Vaughan Johnson

No. 53, 52
- Position: Linebacker

Personal information
- Born: March 24, 1962 Morehead City, North Carolina, U.S.
- Died: December 12, 2019 (aged 57) North Carolina, U.S.
- Listed height: 6 ft 3 in (1.91 m)
- Listed weight: 235 lb (107 kg)

Career information
- High school: West Carteret (Morehead City)
- College: NC State
- Supplemental draft: 1984: 1 / Pick: 15th round

Career history
- Jacksonville Bulls (1984–1985); New Orleans Saints (1986–1993); Philadelphia Eagles (1994);

Awards and highlights
- Second-team All-Pro (1989); 4× Pro Bowl (1989–1992); New Orleans Saints Hall of Fame; First-team All-American (1983); First-team All-ACC (1983);

Career NFL statistics
- Total tackles: 669
- Sacks: 12.0
- Interceptions: 4
- Forced fumbles: 11
- Stats at Pro Football Reference

= Vaughan Johnson =

American football player (1962–2019)

Vaughan Monroe Johnson (March 24, 1962 – December 12, 2019) was an American professional football player who was a linebacker in the National Football League (NFL) for the New Orleans Saints and Philadelphia Eagles. He also was a member of the Jacksonville Bulls in the United States Football League (USFL). He played college football for the NC State Wolfpack.

==Early life==
Johnson was born and raised in Morehead City, North Carolina and played scholastically at West Carteret High School. He played collegiately for the North Carolina State Wolfpack, where, as a senior, he was honored by The Sporting News as a first-team All-American.

==Professional career==
Johnson was selected by the Jacksonville Bulls in the 1984 USFL Territorial Draft, where he played the 1984 and 1985 USFL seasons.

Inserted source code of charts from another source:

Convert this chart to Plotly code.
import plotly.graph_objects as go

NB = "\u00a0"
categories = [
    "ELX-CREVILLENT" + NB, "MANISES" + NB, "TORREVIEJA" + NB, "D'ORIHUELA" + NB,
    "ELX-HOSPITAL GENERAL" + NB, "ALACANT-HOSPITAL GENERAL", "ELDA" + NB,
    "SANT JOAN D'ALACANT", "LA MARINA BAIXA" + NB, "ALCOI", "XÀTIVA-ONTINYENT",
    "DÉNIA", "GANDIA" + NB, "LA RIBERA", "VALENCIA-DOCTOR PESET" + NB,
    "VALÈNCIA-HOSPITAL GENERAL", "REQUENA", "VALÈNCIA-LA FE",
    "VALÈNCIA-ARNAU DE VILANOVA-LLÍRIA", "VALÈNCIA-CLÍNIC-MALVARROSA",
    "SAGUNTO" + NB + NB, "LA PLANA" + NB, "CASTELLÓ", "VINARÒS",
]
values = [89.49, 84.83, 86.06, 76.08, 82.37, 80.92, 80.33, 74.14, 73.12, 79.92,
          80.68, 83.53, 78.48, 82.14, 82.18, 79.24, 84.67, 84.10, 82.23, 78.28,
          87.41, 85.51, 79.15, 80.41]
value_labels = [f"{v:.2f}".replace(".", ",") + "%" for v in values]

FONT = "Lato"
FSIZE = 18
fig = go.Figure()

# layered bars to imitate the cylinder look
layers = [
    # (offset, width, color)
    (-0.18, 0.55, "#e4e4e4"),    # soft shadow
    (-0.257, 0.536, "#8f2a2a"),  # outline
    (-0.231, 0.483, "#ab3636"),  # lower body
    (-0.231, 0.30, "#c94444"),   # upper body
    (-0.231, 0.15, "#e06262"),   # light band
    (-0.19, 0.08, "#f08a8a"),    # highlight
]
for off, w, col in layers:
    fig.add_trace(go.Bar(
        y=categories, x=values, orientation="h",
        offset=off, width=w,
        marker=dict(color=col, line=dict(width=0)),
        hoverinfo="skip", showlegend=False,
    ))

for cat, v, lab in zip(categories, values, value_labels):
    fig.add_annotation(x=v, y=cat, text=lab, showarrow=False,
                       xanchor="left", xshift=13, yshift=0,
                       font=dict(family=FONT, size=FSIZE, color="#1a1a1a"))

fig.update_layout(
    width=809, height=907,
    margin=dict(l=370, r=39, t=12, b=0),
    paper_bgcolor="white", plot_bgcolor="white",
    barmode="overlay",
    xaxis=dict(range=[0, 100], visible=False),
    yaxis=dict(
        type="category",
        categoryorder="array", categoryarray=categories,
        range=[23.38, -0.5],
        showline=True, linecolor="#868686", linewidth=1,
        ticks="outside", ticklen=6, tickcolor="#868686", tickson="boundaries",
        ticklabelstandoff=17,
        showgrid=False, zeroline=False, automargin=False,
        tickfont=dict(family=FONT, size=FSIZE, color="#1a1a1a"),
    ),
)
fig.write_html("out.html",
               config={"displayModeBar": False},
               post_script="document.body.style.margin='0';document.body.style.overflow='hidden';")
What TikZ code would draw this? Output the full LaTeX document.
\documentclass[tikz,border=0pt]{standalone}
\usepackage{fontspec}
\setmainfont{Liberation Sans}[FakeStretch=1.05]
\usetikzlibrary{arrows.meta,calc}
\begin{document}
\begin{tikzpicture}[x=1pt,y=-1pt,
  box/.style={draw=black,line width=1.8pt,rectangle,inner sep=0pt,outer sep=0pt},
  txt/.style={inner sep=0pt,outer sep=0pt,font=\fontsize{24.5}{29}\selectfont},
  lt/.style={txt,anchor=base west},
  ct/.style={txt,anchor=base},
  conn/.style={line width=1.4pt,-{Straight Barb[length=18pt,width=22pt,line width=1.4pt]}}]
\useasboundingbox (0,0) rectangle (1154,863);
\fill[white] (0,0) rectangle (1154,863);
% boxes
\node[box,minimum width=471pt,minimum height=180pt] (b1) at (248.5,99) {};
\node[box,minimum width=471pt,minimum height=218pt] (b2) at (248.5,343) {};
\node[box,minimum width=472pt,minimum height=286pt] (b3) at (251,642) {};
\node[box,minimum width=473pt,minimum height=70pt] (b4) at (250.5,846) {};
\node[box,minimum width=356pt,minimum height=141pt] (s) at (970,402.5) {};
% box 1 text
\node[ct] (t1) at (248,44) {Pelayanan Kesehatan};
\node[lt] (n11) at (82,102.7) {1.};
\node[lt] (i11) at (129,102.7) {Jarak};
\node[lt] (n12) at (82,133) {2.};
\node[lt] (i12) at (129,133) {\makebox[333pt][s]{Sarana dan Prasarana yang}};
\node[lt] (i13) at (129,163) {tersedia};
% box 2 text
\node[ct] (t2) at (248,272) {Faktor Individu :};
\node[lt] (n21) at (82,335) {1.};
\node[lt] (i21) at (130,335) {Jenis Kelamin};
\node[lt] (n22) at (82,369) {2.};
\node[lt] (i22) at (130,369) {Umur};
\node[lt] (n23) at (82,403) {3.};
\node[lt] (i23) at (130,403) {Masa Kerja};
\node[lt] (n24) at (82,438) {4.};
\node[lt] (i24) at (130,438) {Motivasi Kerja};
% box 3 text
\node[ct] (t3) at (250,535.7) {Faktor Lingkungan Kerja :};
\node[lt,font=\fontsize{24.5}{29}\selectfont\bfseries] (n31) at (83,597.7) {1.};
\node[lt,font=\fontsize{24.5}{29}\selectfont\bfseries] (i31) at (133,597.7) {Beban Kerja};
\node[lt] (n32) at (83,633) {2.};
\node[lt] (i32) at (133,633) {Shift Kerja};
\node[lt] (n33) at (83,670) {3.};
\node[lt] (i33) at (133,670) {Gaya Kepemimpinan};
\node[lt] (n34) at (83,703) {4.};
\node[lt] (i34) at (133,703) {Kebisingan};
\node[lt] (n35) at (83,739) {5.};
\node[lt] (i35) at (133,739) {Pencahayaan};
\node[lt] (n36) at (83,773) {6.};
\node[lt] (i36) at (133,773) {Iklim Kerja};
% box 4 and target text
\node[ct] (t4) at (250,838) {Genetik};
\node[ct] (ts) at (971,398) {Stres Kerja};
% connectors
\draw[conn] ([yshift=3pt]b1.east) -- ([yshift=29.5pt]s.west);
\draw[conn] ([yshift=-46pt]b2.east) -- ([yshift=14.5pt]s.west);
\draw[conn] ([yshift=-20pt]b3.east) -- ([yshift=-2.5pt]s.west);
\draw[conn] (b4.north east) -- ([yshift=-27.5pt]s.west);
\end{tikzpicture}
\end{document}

He was also selected by the New Orleans Saints 15th overall in the 1984 NFL Supplemental Draft of USFL and CFL Players. He joined the Saints to play the 1986 NFL season after the USFL folded.

Johnson spent eight years with the Saints, starting 98 games, while collecting 12 sacks, 4 interceptions, and 5 fumble recoveries. He was a four-time Pro Bowler, from 1989 to 1992, while with the Saints and also a member of the vaunted Dome Patrol linebacker corps.

Johnson finished his career with the Philadelphia Eagles in 1994, appearing in four games.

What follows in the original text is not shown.